As such, the movie feels constructed out of a series of action set pieces as opposed to a story that grows organically out of events. Some of these set pieces are quite good. The bit where Sawyer has to help get his family over a collapsed bridge was tense and exciting (and kudos to the special effects work by Industrial Light and Magic throughout). The sequence where Sawyer enters the building by means of leaping off an adjacent crane, while the Hong Kong police are hot on his tail, is thrilling. There’s no wonder that it’s used heavily in the marketing of the movie. Overall the action scenes are well-shot, and it’s usually clear what is going on. This is director Rawson Marshall Thurber’s first pure action flick (he previously worked with Johnson on Central Intelligence, but that was focused mainly on the comedy), and as a director he does fine.  

But the set pieces don’t always work, and when they don’t it’s not because they’re not directed properly, but because they’re stupidly written. Remember the movie Galaxy Quest? Remember the bit where Sigourney Weaver and Tim Allen have to go down a hallway full of crushing jaws? Yeah, there are plenty of sequences in this movie that feel exactly like that. None more so than when Sawyer has to access a security computer override panel- and it’s been placed in the central shaft of a giant spinning turbine! It’s exciting in the moment, but makes absolutely no sense whatsoever. Who would design it like that? How many IT guys have they lost? When Zhao shows off his holodeck at the start of the movie, you know exactly how the final confrontation with the bad guy is going to play out. What other purpose, other than confounding people trying to kill you, could this chamber have? And why did the bad guys have to tunnel into the building? And how does that macguffin work, anyway? Couldn’t someone just make copies of it? None of this makes any kind of sense and the rest of the movie isn’t good enough to distract from the dumb.

None of this makes any kind of sense and the rest of the movie isn’t good enough to distract from the dumb.
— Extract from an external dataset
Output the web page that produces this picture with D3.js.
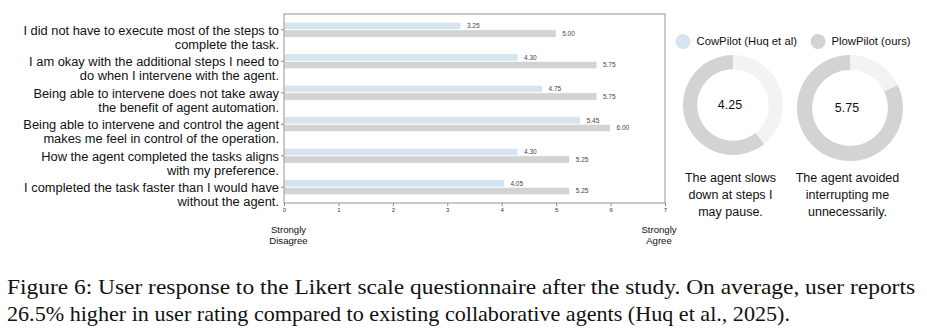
<!DOCTYPE html>
<html>
<head>
<meta charset="utf-8">
<script src="https://cdn.jsdelivr.net/npm/d3@7"></script>
<style>
  html, body { margin: 0; padding: 0; background: #fff; }
  svg { display: block; }
</style>
</head>
<body>
<svg id="fig" width="927" height="334"></svg>
<script>
// Likert statements (each split into its two display lines)
const statements = [
  ["I did not have to execute most of the steps to", "complete the task."],
  ["I am okay with the additional steps I need to", "do when I intervene with the agent."],
  ["Being able to intervene does not take away", "the benefit of agent automation."],
  ["Being able to intervene and control the agent", "makes me feel in control of the operation."],
  ["How the agent completed the tasks aligns", "with my preference."],
  ["I completed the task faster than I would have", "without the agent."]
];
const seriesNames = ["CowPilot (Huq et al)", "PlowPilot (ours)"];
const cowpilotScores = [3.25, 4.30, 4.75, 5.45, 4.30, 4.05];
const plowpilotScores = [5.00, 5.75, 5.75, 6.00, 5.25, 5.25];
const xTicks = [0, 1, 2, 3, 4, 5, 6, 7];
const scaleEnds = [["Strongly", "Disagree"], ["Strongly", "Agree"]];

// PlowPilot-only ratings shown as rings
const ringScores = [4.25, 5.75];
const ringCaptions = [
  ["The agent slows", "down at steps I", "may pause."],
  ["The agent avoided", "interrupting me", "unnecessarily."]
];

const captionLines = [
  "Figure 6: User response to the Likert scale questionnaire after the study. On average, user reports",
  "26.5% higher in user rating compared to existing collaborative agents (Huq et al., 2025)."
];

const colors = { cow: "#d5e4ef", plow: "#d3d3d3", rest: "#f3f3f3", frame: "#8a8a8a" };
const sans = "'Liberation Sans', Arial, Helvetica, sans-serif";

const svg = d3.select("#fig");

// ---- bar panel ----
const plot = { left: 284, right: 665, top: 14, bottom: 203 };
const x = d3.scaleLinear().domain([0, 7]).range([plot.left, plot.right]);
const y = d3.scaleBand().domain(d3.range(statements.length)).range([plot.top, plot.bottom]);
const barH = y.bandwidth() * 0.24;

const rows = statements.map((s, i) => ({ i, cow: cowpilotScores[i], plow: plowpilotScores[i] }));
const g = svg.append("g");

// bars
const rowG = g.selectAll("g.row").data(rows).join("g").attr("class", "row")
  .attr("transform", d => `translate(0,${y(d.i) + y.bandwidth() / 2})`);

rowG.append("rect")
  .attr("x", x(0)).attr("y", -barH)
  .attr("width", d => x(d.cow) - x(0)).attr("height", barH)
  .attr("fill", colors.cow).attr("stroke", "#fff").attr("stroke-width", 0.8);
rowG.append("rect")
  .attr("x", x(0)).attr("y", 0)
  .attr("width", d => x(d.plow) - x(0)).attr("height", barH)
  .attr("fill", colors.plow).attr("stroke", "#fff").attr("stroke-width", 0.8);

const fmt = d3.format(".2f");
rowG.append("text")
  .attr("x", d => x(d.cow) + 6).attr("y", -barH / 2)
  .attr("dy", "0.35em")
  .attr("font-family", sans).attr("font-size", 6.5).attr("fill", "#444")
  .text(d => fmt(d.cow));
rowG.append("text")
  .attr("x", d => x(d.plow) + 6).attr("y", barH / 2)
  .attr("dy", "0.35em")
  .attr("font-family", sans).attr("font-size", 6.5).attr("fill", "#444")
  .text(d => fmt(d.plow));

// frame
g.append("rect")
  .attr("x", plot.left).attr("y", plot.top)
  .attr("width", plot.right - plot.left).attr("height", plot.bottom - plot.top)
  .attr("fill", "none").attr("stroke", colors.frame).attr("stroke-width", 0.9);

// x axis
const xAxis = g.append("g")
  .attr("transform", `translate(0,${plot.bottom})`)
  .call(d3.axisBottom(x).tickValues(xTicks).tickSize(3).tickPadding(2).tickFormat(d3.format("d")));
xAxis.select(".domain").remove();
xAxis.selectAll(".tick line").attr("stroke", colors.frame);
xAxis.selectAll(".tick text").attr("font-family", sans).attr("font-size", 6).attr("fill", "#333");

// y axis ticks + two-line statement labels
const yAxis = g.append("g").attr("transform", `translate(${plot.left},0)`)
  .call(d3.axisLeft(y).tickSize(3).tickFormat(() => ""));
yAxis.select(".domain").remove();
yAxis.selectAll(".tick line").attr("stroke", colors.frame);

const labelG = g.selectAll("text.stmt").data(rows).join("text").attr("class", "stmt")
  .attr("text-anchor", "end")
  .attr("font-family", sans).attr("font-size", 12.85).attr("fill", "#111")
  .attr("transform", d => `translate(279,${y(d.i) + y.bandwidth() / 2})`);
labelG.selectAll("tspan").data(d => statements[d.i]).join("tspan")
  .attr("x", 0).attr("y", (d, j) => 4.8 + j * 14)
  .text(d => d);

// scale end annotations
const endX = [x(0) + 4.5, x(7) - 6];
scaleEnds.forEach((lines, k) => {
  const t = g.append("text")
    .attr("text-anchor", "middle")
    .attr("font-family", sans).attr("font-size", 9.6).attr("fill", "#111");
  lines.forEach((s, j) => t.append("tspan").attr("x", endX[k]).attr("y", 232.5 + j * 11.3).text(s));
});

// ---- legend ----
const legendX = [683, 818];
const legendColors = [colors.cow, colors.plow];
seriesNames.forEach((name, k) => {
  svg.append("circle").attr("cx", legendX[k]).attr("cy", 41.5).attr("r", 7.5).attr("fill", legendColors[k]);
  svg.append("text").attr("x", legendX[k] + 13.5).attr("y", 41.5).attr("dy", "0.35em")
    .attr("font-family", sans).attr("font-size", 11.3).attr("fill", "#111").text(name);
});

// ---- rings ----
const ringCenters = [[733, 105, 50], [850, 108, 53]];
ringScores.forEach((v, k) => {
  const [cx, cy, r] = ringCenters[k];
  const rg = svg.append("g").attr("transform", `translate(${cx},${cy})`);
  const pie = d3.pie().sort(null).value(d => d.v);
  // remainder runs clockwise from 12 o'clock; the score fills the rest
  const parts = pie([{ v: 7 - v, c: colors.rest }, { v: v, c: colors.plow }]);
  const arc = d3.arc().innerRadius(r * 0.715).outerRadius(r);
  rg.selectAll("path").data(parts).join("path")
    .attr("d", arc).attr("fill", d => d.data.c);
  rg.append("text").attr("x", -3).attr("text-anchor", "middle").attr("dy", "0.35em")
    .attr("font-family", sans).attr("font-size", 12.5).attr("fill", "#111")
    .text(fmt(v));
  const t = svg.append("text").attr("text-anchor", "middle")
    .attr("font-family", sans).attr("font-size", 12.5).attr("fill", "#111");
  ringCaptions[k].forEach((s, j) =>
    t.append("tspan").attr("x", cx - 2.5).attr("y", 182 + j * 17).text(s));
});

// ---- figure caption (book-style serif, set to the full text width) ----
const captionWidths = [908, 783];
const cap = svg.append("text")
  .attr("font-family", "'Liberation Serif', 'Times New Roman', serif")
  .attr("font-size", 21.5).attr("fill", "#111");
captionLines.forEach((s, j) => cap.append("tspan")
  .attr("x", 7).attr("y", 294 + j * 27)
  .attr("textLength", captionWidths[j]).attr("lengthAdjust", "spacingAndGlyphs")
  .text(s));
</script>
</body>
</html>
There was one interesting idea that began to manifest in my head while I was watching Skyscraper. In a movie that’s otherwise devoid of any sort of broader theme or idea or any sort of original thought, I began to grasp at this idea with the fervor of a drowning man grasping at a life preserver. During the movie, television cameras capture Sawyer’s attempts to get inside the building and his efforts to get at the aforementioned turbine, broadcasting the action so people on the ground can watch it all on a huge television screen. So there I am, watching these people react while they are essentially watching Dwayne Johnson in Skyscraper. They gasp when he slips and cheer when he succeeds. And I’m wondering if perhaps the movie is trying to say something about movies and the nature of watching movies with an audience. Try as I might, though, I couldn’t piece anything together. The problem was that I don’t think this was intentional in any way by the filmmakers. The movie is too unaware and stupid, to be that kind of smart.